1. Field
The present disclosure relates to a method and system for cryptography and relates more specifically to a system and method for a symmetric key block cipher. The present disclosure employs multiple symmetric algorithms, variable block sizes, multiple hash functions, and different key lengths. The present disclosure permits a change in the block size, key size, and algorithms for each encrypted block. In this way the encrypted blocks are better protected against unauthorized deciphering.
2. Description of the Related Art
Data encryption systems are well known in the data processing art. Encryption systems fall into two general categories: symmetric (or secret key) and asymmetric (or public key). Symmetric systems use the same secret key for performing the encryption operation and for the decryption operation. One of the best know symmetric encryption algorithms is the Data Encryption Algorithm (DEA) that implements the Data Encryption Standard (DES) as defined by the National Institute of Standards and Technology publications “Data Encryption Standard (DES)”, FIPS PUB 46-2 (1980) and “DES Modes of Operation”, FIOS PUB 81 (1988). In general, such encryption systems operate by using a fixed-length key, performing an encryption operation on a plaintext input block, and produce a ciphertext output block. The receiver of an encrypted message performs a corresponding decryption operation, using the same secret key for decryption, to recover the plaintext block. The DES encryption system utilizes a 56-bit key plus 8 bits for parity checking and the encryption block size is 64-bits.

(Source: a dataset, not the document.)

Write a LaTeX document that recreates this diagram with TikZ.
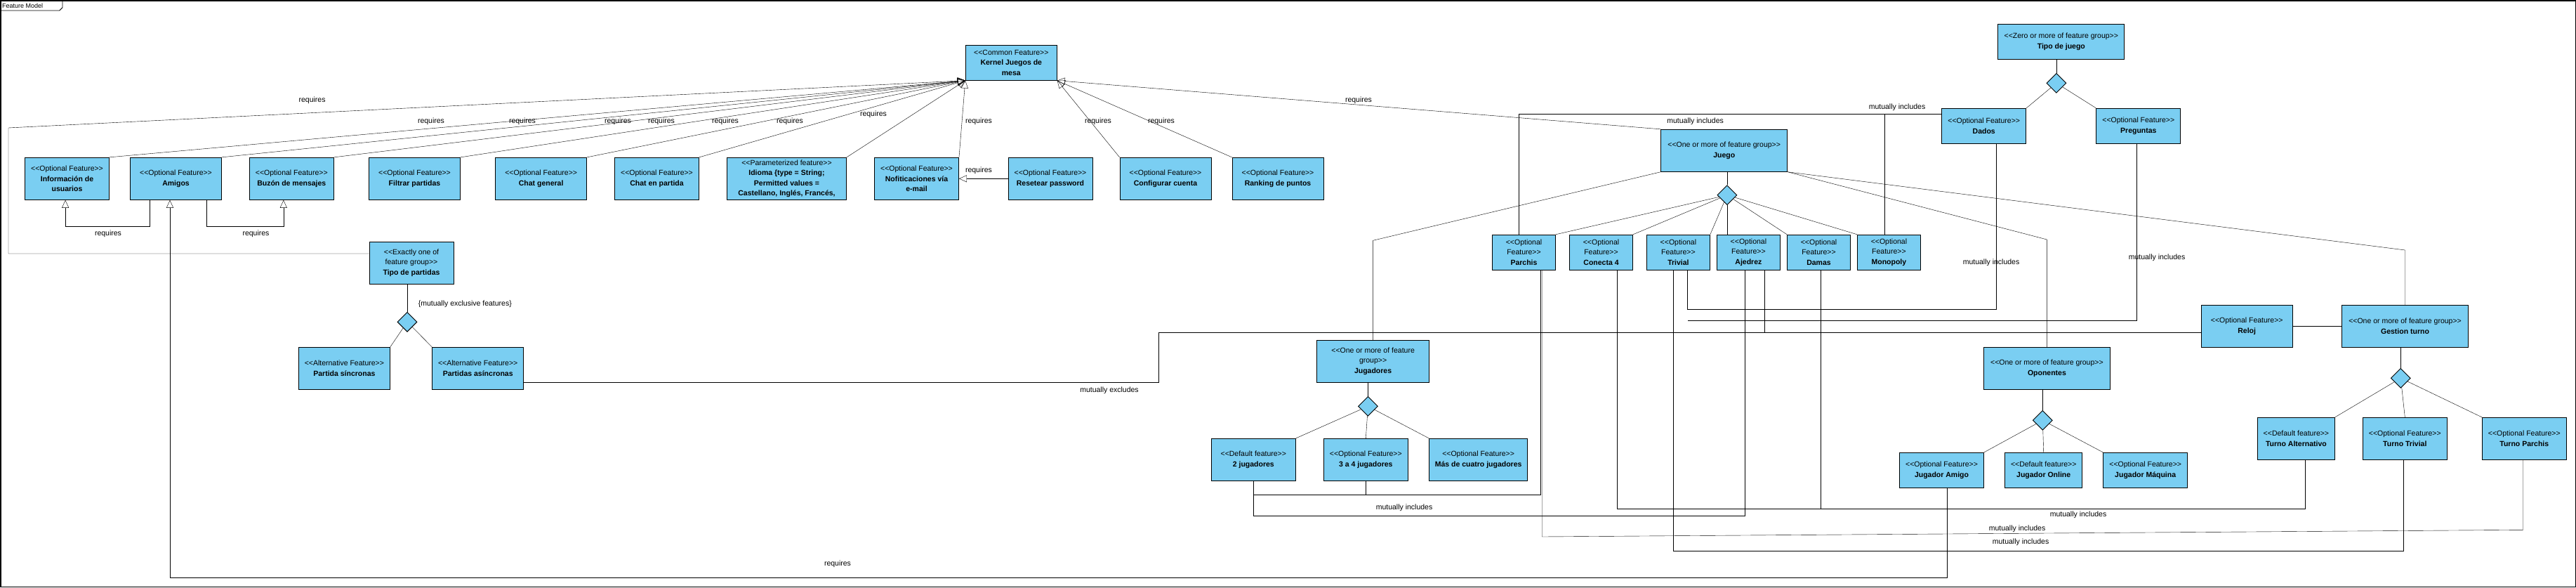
\documentclass[tikz,border=0pt]{standalone}
\usepackage{fontspec}
\newfontfamily\vpfont{Liberation Sans}
\usetikzlibrary{arrows.meta,shapes.geometric}
\definecolor{FMblue}{RGB}{122,206,242}

\begin{document}
\begin{tikzpicture}[x=1pt,y=-1pt,
    feat/.style={draw,fill=FMblue,line width=0.9pt,align=center,inner sep=0pt,
      font=\vpfont\fontsize{10.5}{14.5}\selectfont},
    grpdia/.style={diamond,draw,fill=FMblue,line width=0.9pt,minimum width=28pt,minimum height=28pt,inner sep=0pt},
    req/.style={-{Triangle[open,length=11pt,width=10pt]}},
    lbl/.style={font=\vpfont\fontsize{10.5}{12}\selectfont,inner sep=1pt}]
  \useasboundingbox (0,0) rectangle (3669,836);
  \draw[line width=1.5pt] (0.75,0.75) rectangle (3668.25,835.25);
  \draw[line width=0.8pt] (0,15) -- (84.8,15) -- (89,10.7) -- (89,0);
  \node[lbl,anchor=west,font=\vpfont\fontsize{9}{10}\selectfont] (fmtab) at (2,7.8) {Feature Model};

  % kernel and first row
  \node[feat,minimum width=130,minimum height=50] (kernel) at (1440.3,89.2) {<<Common Feature>>\\\textbf{Kernel Juegos de}\\\textbf{mesa}};
  \node[feat,minimum width=120,minimum height=60] (info) at (95.5,254.3) {<<Optional Feature>>\\\textbf{Información de}\\\textbf{usuarios}};
  \node[feat,minimum width=130,minimum height=60] (amigos) at (250.5,254.3) {<<Optional Feature>>\\\textbf{Amigos}};
  \node[feat,minimum width=120,minimum height=60] (buzon) at (415.3,254.3) {<<Optional Feature>>\\\textbf{Buzón de mensajes}};
  \node[feat,minimum width=130,minimum height=60] (filtrar) at (590.5,254.3) {<<Optional Feature>>\\\textbf{Filtrar partidas}};
  \node[feat,minimum width=130,minimum height=60] (chatgen) at (770.7,254.3) {<<Optional Feature>>\\\textbf{Chat general}};
  \node[feat,minimum width=120,minimum height=60] (chatpar) at (935.5,254.3) {<<Optional Feature>>\\\textbf{Chat en partida}};
  \node[feat,minimum width=170,minimum height=60] (idioma) at (1120.5,254.3) {<<Parameterized feature>>\\\textbf{Idioma \{type = String;}\\\textbf{Permitted values =}\\\textbf{Castellano, Inglés, Francés,}};
  \node[feat,minimum width=120,minimum height=60] (notif) at (1305.5,254.3) {<<Optional Feature>>\\\textbf{Nofiticaciones vía}\\\textbf{e-mail}};
  \node[feat,minimum width=120,minimum height=60] (reset) at (1496,254.3) {<<Optional Feature>>\\\textbf{Resetear password}};
  \node[feat,minimum width=130,minimum height=60] (config) at (1660,254.3) {<<Optional Feature>>\\\textbf{Configurar cuenta}};
  \node[feat,minimum width=130,minimum height=60] (ranking) at (1820,254.3) {<<Optional Feature>>\\\textbf{Ranking de puntos}};

  % tipo de partidas
  \node[feat,minimum width=120,minimum height=60] (tipopart) at (586,374) {<<Exactly one of\\feature group>>\\\textbf{Tipo de partidas}};
  \node[grpdia] (tpdia) at (580,458.3) {};
  \node[feat,minimum width=130,minimum height=60] (psinc) at (490.4,524.3) {<<Alternative Feature>>\\\textbf{Partida síncronas}};
  \node[feat,minimum width=130,minimum height=60] (pasinc) at (680.7,524.3) {<<Alternative Feature>>\\\textbf{Partidas asíncronas}};
  \node[lbl] (mexcl) at (662.3,432.3) {\{mutually exclusive features\}};

  % tipo de juego
  \node[feat,minimum width=180,minimum height=50] (tjuego) at (2935.8,59.3) {<<Zero or more of feature group>>\\\textbf{Tipo de juego}};
  \node[grpdia] (tjdia) at (2928.9,118.3) {};
  \node[feat,minimum width=120,minimum height=50] (dados) at (2825.7,179.3) {<<Optional Feature>>\\\textbf{Dados}};
  \node[feat,minimum width=120,minimum height=50] (preguntas) at (3045.8,179.3) {<<Optional Feature>>\\\textbf{Preguntas}};

  % juego
  \node[feat,minimum width=180,minimum height=60] (juego) at (2455.7,214.3) {<<One or more of feature group>>\\\textbf{Juego}};
  \node[grpdia] (jgdia) at (2459.9,277.7) {};
  \foreach \n/\x/\t in {parchis/2170.5/Parchis,conecta/2280.5/Conecta 4,trivial/2390.4/Trivial,
      ajedrez/2490.4/Ajedrez,damas/2590.5/Damas,monopoly/2690.4/Monopoly}
    \node[feat,minimum width=90,minimum height=50] (\n) at (\x,359.2) {<<Optional\\Feature>>\\\textbf{\t}};

  % jugadores
  \node[feat,minimum width=160,minimum height=60] (jugadores) at (1955.6,514.3) {<<One or more of feature\\group>>\\\textbf{Jugadores}};
  \node[grpdia] (jugdia) at (1948.4,578.3) {};
  \node[feat,minimum width=120,minimum height=60] (dosjug) at (1785.3,654.3) {<<Default feature>>\\\textbf{2 jugadores}};
  \node[feat,minimum width=120,minimum height=60] (tresjug) at (1945.3,654.3) {<<Optional Feature>>\\\textbf{3 a 4 jugadores}};
  \node[feat,minimum width=140,minimum height=60] (masjug) at (2105.6,654.3) {<<Optional Feature>>\\\textbf{Más de cuatro jugadores}};

  % oponentes
  \node[feat,minimum width=180,minimum height=60] (oponentes) at (2915.4,524.3) {<<One or more of feature group>>\\\textbf{Oponentes}};
  \node[grpdia] (opdia) at (2909.3,598.3) {};
  \node[feat,minimum width=120,minimum height=50] (jamigo) at (2765.5,669.3) {<<Optional Feature>>\\\textbf{Jugador Amigo}};
  \node[feat,minimum width=110,minimum height=50] (jonline) at (2910.7,669.3) {<<Default feature>>\\\textbf{Jugador Online}};
  \node[feat,minimum width=120,minimum height=50] (jmaq) at (3055.7,669.3) {<<Optional Feature>>\\\textbf{Jugador Máquina}};

  % turnos
  \node[feat,minimum width=130,minimum height=60] (reloj) at (3200.2,464.3) {<<Optional Feature>>\\\textbf{Reloj}};
  \node[feat,minimum width=180,minimum height=60] (gestion) at (3425.5,464.3) {<<One or more of feature group>>\\\textbf{Gestion turno}};
  \node[grpdia] (gtdia) at (3419.3,538.3) {};
  \node[feat,minimum width=110,minimum height=60] (talt) at (3270.4,624.3) {<<Default feature>>\\\textbf{Turno Alternativo}};
  \node[feat,minimum width=120,minimum height=60] (ttrivial) at (3425.3,624.3) {<<Optional Feature>>\\\textbf{Turno Trivial}};
  \node[feat,minimum width=120,minimum height=60] (tparchis) at (3595.3,624.3) {<<Optional Feature>>\\\textbf{Turno Parchis}};

  % group links
  \draw (tipopart.south -| tpdia) -- (tpdia.north);
  \draw (tpdia) -- (psinc.north east);
  \draw (tpdia) -- (pasinc.north west);
  \draw (tjuego.south -| tjdia) -- (tjdia.north);
  \draw (tjdia) -- (dados.north east);
  \draw (tjdia) -- (preguntas.north west);
  \draw (juego.south -| jgdia) -- (jgdia.north);
  \foreach \n in {parchis,conecta,trivial} \draw (jgdia) -- (\n.north east);
  \draw (jgdia.south) -- (jgdia |- ajedrez.north);
  \foreach \n in {damas,monopoly} \draw (jgdia) -- (\n.north west);
  \draw (juego.south west) -- (jugadores.north |- 0,342.3) -- (jugadores.north);
  \draw (juego.south east) -- (oponentes.north |- 0,341) -- (oponentes.north);
  \draw (juego.south east) -- (gestion.north |- 0,356) -- (gestion.north);
  \draw (jugadores.south -| jugdia) -- (jugdia.north);
  \draw (jugdia) -- (dosjug.north east);
  \draw (jugdia) -- (tresjug.north);
  \draw (jugdia) -- (masjug.north west);
  \draw (oponentes.south -| opdia) -- (opdia.north);
  \draw (opdia) -- (jamigo.north east);
  \draw (opdia) -- (jonline.north);
  \draw (opdia) -- (jmaq.north west);
  \draw (gestion.south -| gtdia) -- (gtdia.north);
  \draw (gtdia) -- (talt.north east);
  \draw (gtdia) -- (ttrivial.north);
  \draw (gtdia) -- (tparchis.north west);
  \draw (reloj.east) -- (gestion.west);

  % requires
  \foreach \f/\lx/\ly in {info/614/172.7,amigos/744/172.7,buzon/880/172.7,filtrar/942/172.7,
      chatgen/1033/172.7,chatpar/1125/172.7,idioma/1244/162.7,notif/1394/172.7}{
    \draw[req] (\f.north east) -- (kernel.south west);
    \node[lbl] (r\f) at (\lx,\ly) {requires};
  }
  \foreach \f/\lx/\ly in {config/1564/172.5,ranking/1654/172.5,juego/1935/142.7}{
    \draw[req] (\f.north west) -- (kernel.south east);
    \node[lbl] (r\f) at (\lx,\ly) {requires};
  }
  \draw[req] ([yshift=13pt]tipopart.west) -- (12,361) -- (12,182) -- (kernel.south west);
  \node[lbl] (rtipopart) at (444.6,142.7) {requires};
  \draw[req] ([xshift=-37pt]amigos.south) -- ++(0,37.4) -| ([xshift=-2.4pt]info.south);
  \node[lbl] (rinfo2) at (154,332.7) {requires};
  \draw[req] ([xshift=43.5pt]amigos.south) -- ++(0,37.4) -| ([xshift=-11.5pt]buzon.south);
  \node[lbl] (rbuzon2) at (364.5,332.7) {requires};
  \draw[req] (reset.west) -- (notif.east);
  \node[lbl] (rnotif2) at (1394,242.7) {requires};
  \draw[req] ([xshift=7.8pt]jamigo.south) |- (242,822.3) -- ([xshift=-8.5pt]amigos.south);
  \node[lbl] (rjamigo) at (1193,803) {requires};

  % mutually includes / excludes
  \draw ([xshift=-7.5pt]parchis.north) |- ([yshift=17pt]dados.west);
  \node[lbl] (mi1) at (2414.6,172.7) {mutually includes};
  \draw ([xshift=-6.7pt]monopoly.north) -- ([xshift=-6.7pt]monopoly.north |- 0,162.3);
  \node[lbl] (mi2) at (2702,152.7) {mutually includes};
  \draw (dosjug.south) |- ([xshift=24pt]parchis.south |- 0,704.3) -- ([xshift=24pt]parchis.south);
  \draw (tresjug.south) -- (tresjug.south |- 0,704.3);
  \draw (dosjug.south) |- ([xshift=-4.8pt]ajedrez.south |- 0,734.3) -- ([xshift=-4.8pt]ajedrez.south);
  \node[lbl] (mi3) at (2000,722.7) {mutually includes};
  \draw ([xshift=25.7pt]parchis.south) -- (2196.2,764) -- (3593.5,754.3) -- ([xshift=-1.8pt]tparchis.south);
  \node[lbl] (mi4) at (2873,752.7) {mutually includes};
  \draw ([xshift=22.6pt]conecta.south) |- ([xshift=12.8pt]talt.south |- 0,724.3) -- ([xshift=12.8pt]talt.south);
  \draw ([xshift=2.9pt]damas.south) -- ([xshift=2.9pt]damas.south |- 0,724.3);
  \node[lbl] (mi5) at (2960,732.3) {mutually includes};
  \draw ([xshift=-7.2pt]trivial.south) |- ([xshift=-2pt]ttrivial.south |- 0,784.3) -- ([xshift=-2pt]ttrivial.south);
  \node[lbl] (mi6) at (2878,772) {mutually includes};
  \draw ([xshift=23pt]ajedrez.south) -- ([xshift=23pt]ajedrez.south |- 0,472.7);
  \draw ([xshift=17.8pt]dados.south) |- ([xshift=13.1pt]trivial.south |- 0,440) -- ([xshift=13.1pt]trivial.south);
  \node[lbl] (mi7) at (2836,374) {mutually includes};
  \draw ([xshift=-2.5pt]preguntas.south) |- ([xshift=13.1pt]trivial.south |- 0,456);
  \node[lbl] (mi8) at (3072,367) {mutually includes};
  \draw ([yshift=-8.4pt]reloj.west) -- (1650,472.7) |- ([yshift=-20pt]pasinc.east);
  \node[lbl] (mex) at (1580,556) {mutually excludes};
\end{tikzpicture}
\end{document}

Asymmetric (or public-key) encryption systems use key pairs, consisting of a private key and a corresponding public key that are not feasibly derivable from one another for encryption and decryption. The public key is the encryption key while the private key is the decryption key and is kept secret. Anyone wishing to send an encrypted message uses the receiver's public key to encrypt a message. Only the receiver will be able to decrypt the message since they are the only one with the corresponding private key. One of the best known asymmetric algorithms is the RSA encryption system named after its inventors Rivest, Shamir, and Adleman.
Symmetric encryption systems possess a similar characteristic which is that they repeatedly perform the same sequence of operations on plaintext input blocks. This technique is referred to as round functions with the algorithms gaining strength by performing the same sequence of operations numerous times.
While there many methods of symmetric key block encryption systems, the most popular methods (for example, DES, CAST, RC5, and Blowfish) are based on Type-2 Fiestel Networks. This scheme consists of dividing the data to be encrypted into two halves and then executing a number of pre-determined rounds, where each round consists of transforming the left half of the data based on the right half of the data and then transforming the right half based on the transformed left half. These transformations are called sub-rounds and are invertible. Different Fiestel network schemes can divide data into unequal parts or several equal sizes. Effectively, with such symmetric encryption schemes, they share the common characteristic of performing the same fixed operations on blocks of data during the entire encryption operation. The symmetric encryption systems mentioned here differ based on the specific functions that are performed within each round function. The specific operations are chosen for speed and strength features.
In view of the above, symmetric encryption systems gain strength by increasing the number of rounds or by increasing the key length. Another way to increase the strength of a symmetric encryption system is to increase the block size. Increasing or varying key sizes and increasing or varying block sizes are two methods that can be used to increase strength and cryptanalysis more difficult. It will be appreciated that when a symmetric encryption system allows varying key sizes and block sizes at the same time, it presents an extremely difficult challenge to anyone attempting to discover the original data from the encrypted result. Existing symmetric key bock algorithms may provide for varying key sizes, block sizes, and the number or rounds, however, these algorithms define a single type of round function and use the function repeatedly.
The present disclosure adds another dimension to symmetric encryption systems, increasing the difficulty and challenge to anyone attempting to discover the original encrypted data from the encrypted result by adding a new variable to the encryption process. The new variable is that instead of using a single type of round function, the present disclosure uses different symmetric algorithms for each round function. The present disclosure varies key sizes, block sizes, and symmetric algorithms to provide additional difficulty and challenge to potential attackers.